Asia's expanding economies and growing middle class are a benefit to Singapore and may help offset the threat of a trade pullback from the US, according to the Economic Development Board (EDB).
Rising cross-border trade and deals "will provide that lift for countries in this part of the world", EDB chairman Beh Swan Gin said in an interview with Bloomberg Television's Haslinda Amin.

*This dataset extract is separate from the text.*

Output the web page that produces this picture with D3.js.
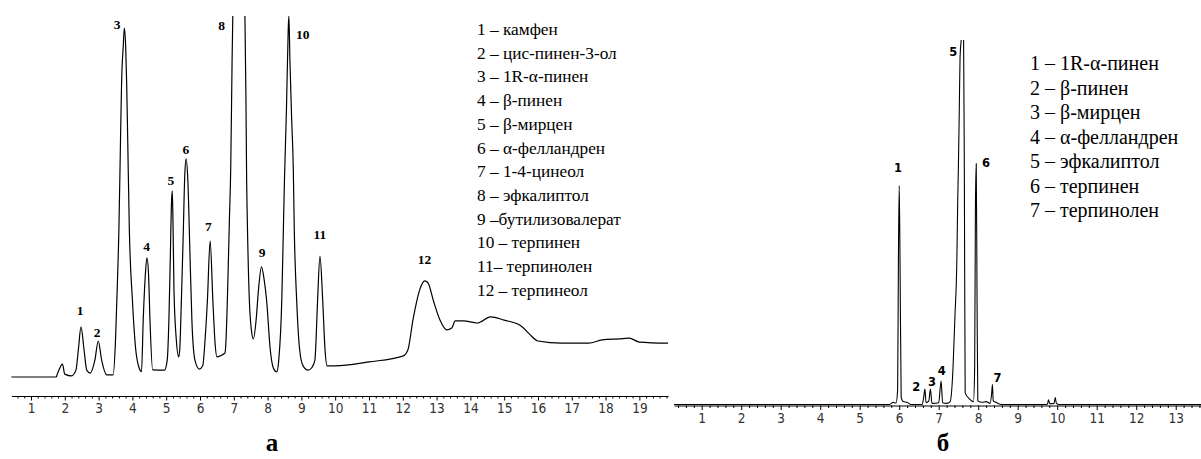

Asian countries are the biggest source of demand for Singapore's exports, helping to shelter the city state if the United States decides to cut its offshore production, he said.
"I think the US will use its huge domestic market to try and reshore some of the activities, but Singapore doesn't really participate in that part of the global supply chain," he said. "A lot of our manufacturing here is to address the needs and opportunities in Asia."
The new US administration has signalled a possible turn towards protectionism, saying it may impose taxes on some imports as it looks to force companies to move production to the US. If the US Congress passes a mooted border tax plan, Asian exports could fall by 3 to 4 per cent, reducing the growth rate in the region by 0.5 percentage point, according to estimates from Credit Suisse Group.
MEETING ASIA'S NEEDS
I think the US will use its huge domestic market to try and reshore some of the activities, but Singapore doesn't really participate in that part of the global supply chain. A lot of our manufacturing here is to address the needs and opportunities in Asia.
MR BEH SWAN GIN, chairman of the EDB.
Singapore's export industry is showing early signs of recovery, supporting growth in the trade-reliant economy. Non-oil domestic exports rose 9.4 per cent in December from a year ago, helped by a pick-up in electronics shipments. Machinery and equipment, including electronics, are Singapore's largest exports, accounting for almost half of the total. The country also exports fuel and chemical products, mostly for use in other Asian countries.